__Short problem__
Below is a listing; print exactly its lines from the one containing "Write the Plotly code for this chart." down to the one containing "bin_width = 10", both inclusive, with every picture left out.

(Collection entries)
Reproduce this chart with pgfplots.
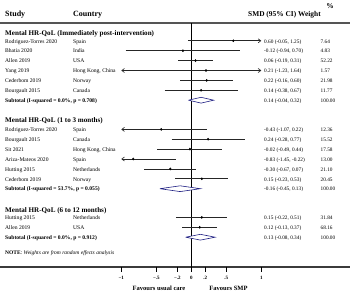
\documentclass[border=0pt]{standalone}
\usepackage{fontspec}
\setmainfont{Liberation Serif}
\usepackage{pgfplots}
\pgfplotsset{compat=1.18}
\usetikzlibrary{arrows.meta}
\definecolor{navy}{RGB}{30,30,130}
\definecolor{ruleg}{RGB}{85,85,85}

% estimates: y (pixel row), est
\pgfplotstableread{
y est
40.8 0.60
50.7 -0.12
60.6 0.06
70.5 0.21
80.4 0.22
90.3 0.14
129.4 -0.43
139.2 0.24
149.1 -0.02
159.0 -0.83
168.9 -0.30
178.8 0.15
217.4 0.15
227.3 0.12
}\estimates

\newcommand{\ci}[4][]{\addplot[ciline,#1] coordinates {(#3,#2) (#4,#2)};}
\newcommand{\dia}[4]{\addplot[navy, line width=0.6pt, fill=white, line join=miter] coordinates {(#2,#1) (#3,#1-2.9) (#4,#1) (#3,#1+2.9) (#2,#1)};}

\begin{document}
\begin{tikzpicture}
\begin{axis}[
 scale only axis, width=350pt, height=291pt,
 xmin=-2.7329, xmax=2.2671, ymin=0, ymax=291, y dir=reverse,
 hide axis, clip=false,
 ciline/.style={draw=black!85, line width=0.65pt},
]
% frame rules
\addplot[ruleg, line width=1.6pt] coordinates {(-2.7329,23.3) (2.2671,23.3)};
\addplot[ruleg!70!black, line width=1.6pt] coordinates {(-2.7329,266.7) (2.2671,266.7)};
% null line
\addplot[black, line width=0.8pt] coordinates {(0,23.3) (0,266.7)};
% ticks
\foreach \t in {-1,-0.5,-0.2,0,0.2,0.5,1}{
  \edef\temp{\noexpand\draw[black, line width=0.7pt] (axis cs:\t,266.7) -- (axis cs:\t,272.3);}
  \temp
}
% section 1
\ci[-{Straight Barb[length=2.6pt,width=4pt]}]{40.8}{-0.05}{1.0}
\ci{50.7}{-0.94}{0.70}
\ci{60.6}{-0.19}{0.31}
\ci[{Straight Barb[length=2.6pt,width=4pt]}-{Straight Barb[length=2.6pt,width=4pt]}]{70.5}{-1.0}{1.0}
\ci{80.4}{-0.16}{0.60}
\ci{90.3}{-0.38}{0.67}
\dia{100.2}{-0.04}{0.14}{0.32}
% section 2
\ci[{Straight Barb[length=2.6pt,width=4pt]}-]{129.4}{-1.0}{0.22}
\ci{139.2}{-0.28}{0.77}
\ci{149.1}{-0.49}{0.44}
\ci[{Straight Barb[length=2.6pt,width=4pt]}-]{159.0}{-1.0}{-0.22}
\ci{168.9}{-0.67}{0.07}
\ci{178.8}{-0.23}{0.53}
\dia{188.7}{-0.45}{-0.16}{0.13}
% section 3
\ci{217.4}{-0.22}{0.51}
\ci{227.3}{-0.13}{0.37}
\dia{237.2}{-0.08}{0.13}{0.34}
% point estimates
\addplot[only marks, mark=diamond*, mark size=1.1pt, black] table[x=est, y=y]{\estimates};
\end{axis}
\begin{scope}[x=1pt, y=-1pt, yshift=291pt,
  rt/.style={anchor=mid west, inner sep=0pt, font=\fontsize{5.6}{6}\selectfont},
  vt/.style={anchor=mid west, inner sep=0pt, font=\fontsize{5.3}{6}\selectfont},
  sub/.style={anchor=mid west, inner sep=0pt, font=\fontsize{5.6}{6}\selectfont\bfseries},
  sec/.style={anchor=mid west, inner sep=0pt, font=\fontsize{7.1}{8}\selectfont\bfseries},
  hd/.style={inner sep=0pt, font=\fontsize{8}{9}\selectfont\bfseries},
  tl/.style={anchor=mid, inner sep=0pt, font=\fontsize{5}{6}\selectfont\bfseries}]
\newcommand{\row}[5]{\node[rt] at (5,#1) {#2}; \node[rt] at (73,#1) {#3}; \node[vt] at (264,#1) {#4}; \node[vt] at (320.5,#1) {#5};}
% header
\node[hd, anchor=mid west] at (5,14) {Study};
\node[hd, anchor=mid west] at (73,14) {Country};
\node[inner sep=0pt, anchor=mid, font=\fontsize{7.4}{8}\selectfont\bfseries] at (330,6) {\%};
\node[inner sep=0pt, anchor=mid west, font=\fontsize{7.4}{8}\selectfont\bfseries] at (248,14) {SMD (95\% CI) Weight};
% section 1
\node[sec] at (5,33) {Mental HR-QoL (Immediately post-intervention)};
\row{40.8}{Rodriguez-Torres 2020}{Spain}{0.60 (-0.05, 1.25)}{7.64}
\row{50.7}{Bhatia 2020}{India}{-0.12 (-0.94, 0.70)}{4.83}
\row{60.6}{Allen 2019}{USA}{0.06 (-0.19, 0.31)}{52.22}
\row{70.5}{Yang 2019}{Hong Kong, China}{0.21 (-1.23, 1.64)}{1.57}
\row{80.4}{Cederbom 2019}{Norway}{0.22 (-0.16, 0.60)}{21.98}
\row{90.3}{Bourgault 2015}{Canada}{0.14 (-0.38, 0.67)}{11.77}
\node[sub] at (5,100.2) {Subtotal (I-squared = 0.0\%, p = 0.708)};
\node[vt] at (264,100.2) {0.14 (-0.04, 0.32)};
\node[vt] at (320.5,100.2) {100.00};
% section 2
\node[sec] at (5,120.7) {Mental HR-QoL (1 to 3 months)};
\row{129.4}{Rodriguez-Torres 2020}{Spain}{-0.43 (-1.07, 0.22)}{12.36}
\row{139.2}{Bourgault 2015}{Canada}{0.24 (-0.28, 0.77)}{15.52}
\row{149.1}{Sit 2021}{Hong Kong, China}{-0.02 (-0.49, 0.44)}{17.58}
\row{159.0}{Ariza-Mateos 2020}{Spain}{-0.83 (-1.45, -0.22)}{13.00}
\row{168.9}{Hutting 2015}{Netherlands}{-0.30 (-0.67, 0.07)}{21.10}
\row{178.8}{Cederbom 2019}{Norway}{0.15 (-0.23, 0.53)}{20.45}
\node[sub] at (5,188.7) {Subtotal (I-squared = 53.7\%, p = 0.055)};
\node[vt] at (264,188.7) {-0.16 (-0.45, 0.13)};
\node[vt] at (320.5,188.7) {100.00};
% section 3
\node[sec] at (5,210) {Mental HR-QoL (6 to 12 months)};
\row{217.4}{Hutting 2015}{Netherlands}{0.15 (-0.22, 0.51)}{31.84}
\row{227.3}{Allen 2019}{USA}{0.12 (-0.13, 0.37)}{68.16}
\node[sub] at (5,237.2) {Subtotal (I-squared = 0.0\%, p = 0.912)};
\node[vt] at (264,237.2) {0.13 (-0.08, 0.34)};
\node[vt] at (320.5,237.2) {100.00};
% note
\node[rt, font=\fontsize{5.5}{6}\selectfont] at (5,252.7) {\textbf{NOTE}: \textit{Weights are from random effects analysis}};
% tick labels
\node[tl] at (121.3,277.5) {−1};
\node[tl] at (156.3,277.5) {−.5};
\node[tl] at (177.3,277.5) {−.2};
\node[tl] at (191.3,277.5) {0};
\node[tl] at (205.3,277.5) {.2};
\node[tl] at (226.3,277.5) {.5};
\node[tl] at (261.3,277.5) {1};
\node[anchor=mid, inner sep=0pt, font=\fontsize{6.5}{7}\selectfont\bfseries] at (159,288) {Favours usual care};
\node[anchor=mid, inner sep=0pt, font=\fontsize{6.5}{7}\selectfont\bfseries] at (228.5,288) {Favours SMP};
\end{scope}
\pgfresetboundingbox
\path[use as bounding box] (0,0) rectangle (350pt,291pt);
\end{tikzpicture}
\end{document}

...

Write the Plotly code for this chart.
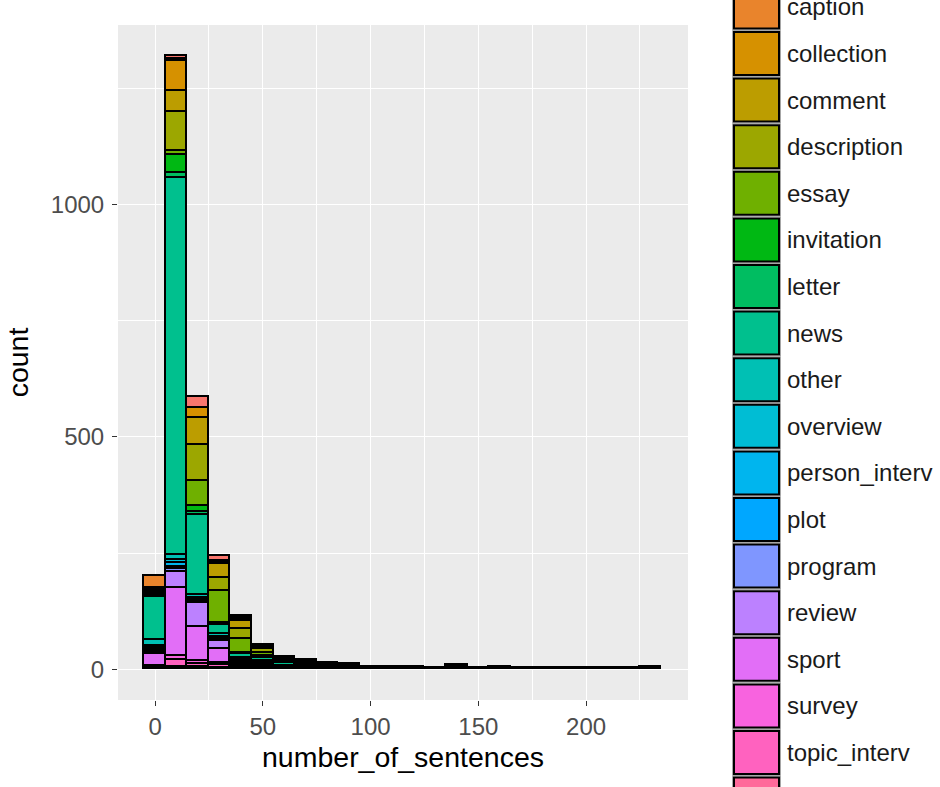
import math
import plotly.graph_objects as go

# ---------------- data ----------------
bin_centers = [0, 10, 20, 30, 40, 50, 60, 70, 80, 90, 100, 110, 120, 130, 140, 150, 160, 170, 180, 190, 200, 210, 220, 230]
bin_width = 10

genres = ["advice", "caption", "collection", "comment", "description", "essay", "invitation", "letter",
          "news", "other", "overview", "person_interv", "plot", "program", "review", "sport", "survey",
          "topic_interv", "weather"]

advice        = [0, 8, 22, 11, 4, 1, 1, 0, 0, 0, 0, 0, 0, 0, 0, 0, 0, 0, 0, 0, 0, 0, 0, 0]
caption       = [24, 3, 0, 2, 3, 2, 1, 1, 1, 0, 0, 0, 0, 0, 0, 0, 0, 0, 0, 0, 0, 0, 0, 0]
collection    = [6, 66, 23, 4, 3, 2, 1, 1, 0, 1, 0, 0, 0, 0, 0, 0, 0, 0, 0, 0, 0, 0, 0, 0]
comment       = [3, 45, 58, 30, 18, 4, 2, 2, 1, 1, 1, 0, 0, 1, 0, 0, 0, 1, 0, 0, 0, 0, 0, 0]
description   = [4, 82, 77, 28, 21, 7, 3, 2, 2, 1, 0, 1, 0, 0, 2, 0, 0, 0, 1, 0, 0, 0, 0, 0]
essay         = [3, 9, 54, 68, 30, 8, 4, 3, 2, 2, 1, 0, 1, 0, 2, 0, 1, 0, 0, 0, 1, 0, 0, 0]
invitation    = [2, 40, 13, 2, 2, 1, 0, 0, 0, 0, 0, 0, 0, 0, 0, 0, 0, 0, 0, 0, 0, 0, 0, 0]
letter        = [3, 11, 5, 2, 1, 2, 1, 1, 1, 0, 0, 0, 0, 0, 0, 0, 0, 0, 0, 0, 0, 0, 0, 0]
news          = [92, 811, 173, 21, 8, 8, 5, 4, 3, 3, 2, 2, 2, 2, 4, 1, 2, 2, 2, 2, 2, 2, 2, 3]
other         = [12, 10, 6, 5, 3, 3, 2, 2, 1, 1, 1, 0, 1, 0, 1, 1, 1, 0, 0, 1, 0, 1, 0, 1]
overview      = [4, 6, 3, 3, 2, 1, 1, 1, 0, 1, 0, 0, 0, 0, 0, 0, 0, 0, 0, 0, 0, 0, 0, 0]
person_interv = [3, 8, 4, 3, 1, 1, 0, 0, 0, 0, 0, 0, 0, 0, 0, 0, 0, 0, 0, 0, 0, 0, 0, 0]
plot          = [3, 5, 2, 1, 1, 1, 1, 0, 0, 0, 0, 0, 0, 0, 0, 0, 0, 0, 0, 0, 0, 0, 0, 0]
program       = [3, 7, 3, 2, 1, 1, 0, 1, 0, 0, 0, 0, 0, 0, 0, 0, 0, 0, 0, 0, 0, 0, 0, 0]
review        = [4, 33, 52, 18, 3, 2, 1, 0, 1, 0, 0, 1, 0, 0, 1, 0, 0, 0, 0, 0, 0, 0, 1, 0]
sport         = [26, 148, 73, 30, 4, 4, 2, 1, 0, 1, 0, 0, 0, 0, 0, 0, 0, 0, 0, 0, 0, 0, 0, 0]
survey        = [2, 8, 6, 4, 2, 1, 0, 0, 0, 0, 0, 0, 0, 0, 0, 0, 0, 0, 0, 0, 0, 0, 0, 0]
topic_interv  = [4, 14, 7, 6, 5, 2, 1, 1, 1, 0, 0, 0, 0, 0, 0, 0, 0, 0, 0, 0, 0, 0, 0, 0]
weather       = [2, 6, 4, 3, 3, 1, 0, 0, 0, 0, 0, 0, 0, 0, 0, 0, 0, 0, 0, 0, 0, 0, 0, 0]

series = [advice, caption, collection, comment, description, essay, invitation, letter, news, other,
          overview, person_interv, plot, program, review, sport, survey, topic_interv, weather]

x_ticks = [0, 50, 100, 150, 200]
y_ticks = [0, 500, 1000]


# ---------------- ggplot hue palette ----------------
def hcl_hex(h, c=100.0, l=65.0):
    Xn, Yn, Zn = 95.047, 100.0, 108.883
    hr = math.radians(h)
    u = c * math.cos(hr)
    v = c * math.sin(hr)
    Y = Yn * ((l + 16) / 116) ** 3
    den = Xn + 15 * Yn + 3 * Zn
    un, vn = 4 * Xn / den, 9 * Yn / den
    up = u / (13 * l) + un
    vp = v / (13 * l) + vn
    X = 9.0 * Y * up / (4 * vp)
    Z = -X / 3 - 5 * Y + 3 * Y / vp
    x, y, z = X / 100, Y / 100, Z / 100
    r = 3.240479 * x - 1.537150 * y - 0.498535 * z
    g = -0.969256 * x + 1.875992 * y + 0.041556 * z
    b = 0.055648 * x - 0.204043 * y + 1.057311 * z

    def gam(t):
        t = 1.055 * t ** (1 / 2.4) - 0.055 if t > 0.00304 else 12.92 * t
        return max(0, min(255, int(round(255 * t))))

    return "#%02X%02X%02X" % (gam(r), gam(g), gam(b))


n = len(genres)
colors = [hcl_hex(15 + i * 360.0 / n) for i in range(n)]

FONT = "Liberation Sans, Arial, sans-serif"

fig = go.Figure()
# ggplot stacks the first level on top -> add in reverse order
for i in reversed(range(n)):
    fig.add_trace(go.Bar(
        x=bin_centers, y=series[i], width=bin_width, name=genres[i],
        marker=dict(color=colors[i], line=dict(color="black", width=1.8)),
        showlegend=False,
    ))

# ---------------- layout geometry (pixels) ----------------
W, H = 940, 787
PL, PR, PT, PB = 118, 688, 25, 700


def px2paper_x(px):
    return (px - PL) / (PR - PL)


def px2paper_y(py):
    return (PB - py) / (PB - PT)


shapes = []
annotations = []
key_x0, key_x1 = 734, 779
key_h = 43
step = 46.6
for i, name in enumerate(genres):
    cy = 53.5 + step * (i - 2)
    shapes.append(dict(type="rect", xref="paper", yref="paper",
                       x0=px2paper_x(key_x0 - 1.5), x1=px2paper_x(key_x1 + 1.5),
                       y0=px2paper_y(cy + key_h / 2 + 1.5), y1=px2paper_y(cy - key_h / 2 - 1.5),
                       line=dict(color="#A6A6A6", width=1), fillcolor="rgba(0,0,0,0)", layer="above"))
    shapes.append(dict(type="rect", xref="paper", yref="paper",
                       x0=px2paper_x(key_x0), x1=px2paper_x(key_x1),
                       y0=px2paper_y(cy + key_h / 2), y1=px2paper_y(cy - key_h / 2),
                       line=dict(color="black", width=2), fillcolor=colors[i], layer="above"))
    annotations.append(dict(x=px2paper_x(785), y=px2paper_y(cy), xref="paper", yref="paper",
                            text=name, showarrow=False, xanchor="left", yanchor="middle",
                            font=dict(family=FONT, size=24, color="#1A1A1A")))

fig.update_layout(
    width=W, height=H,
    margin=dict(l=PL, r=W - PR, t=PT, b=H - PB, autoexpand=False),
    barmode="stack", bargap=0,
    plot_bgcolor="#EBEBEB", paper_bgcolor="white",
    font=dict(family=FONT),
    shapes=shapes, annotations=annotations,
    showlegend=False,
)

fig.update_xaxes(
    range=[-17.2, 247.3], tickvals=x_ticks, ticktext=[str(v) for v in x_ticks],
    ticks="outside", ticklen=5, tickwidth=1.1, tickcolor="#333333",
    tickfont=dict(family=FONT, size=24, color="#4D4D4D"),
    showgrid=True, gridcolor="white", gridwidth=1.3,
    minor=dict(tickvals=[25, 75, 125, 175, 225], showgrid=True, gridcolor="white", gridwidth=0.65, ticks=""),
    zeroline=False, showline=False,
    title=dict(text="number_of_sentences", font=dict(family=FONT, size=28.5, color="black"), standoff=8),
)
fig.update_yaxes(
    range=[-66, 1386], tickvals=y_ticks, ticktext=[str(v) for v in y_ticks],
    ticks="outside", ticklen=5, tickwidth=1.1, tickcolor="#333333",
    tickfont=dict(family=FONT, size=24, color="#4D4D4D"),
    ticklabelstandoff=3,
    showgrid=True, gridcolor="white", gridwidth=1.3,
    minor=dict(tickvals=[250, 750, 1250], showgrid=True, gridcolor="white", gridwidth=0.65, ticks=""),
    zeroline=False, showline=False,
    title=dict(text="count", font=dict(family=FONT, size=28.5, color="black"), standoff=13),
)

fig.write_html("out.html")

__Correct result__
Write the Plotly code for this chart.
import math
import plotly.graph_objects as go

# ---------------- data ----------------
bin_centers = [0, 10, 20, 30, 40, 50, 60, 70, 80, 90, 100, 110, 120, 130, 140, 150, 160, 170, 180, 190, 200, 210, 220, 230]
bin_width = 10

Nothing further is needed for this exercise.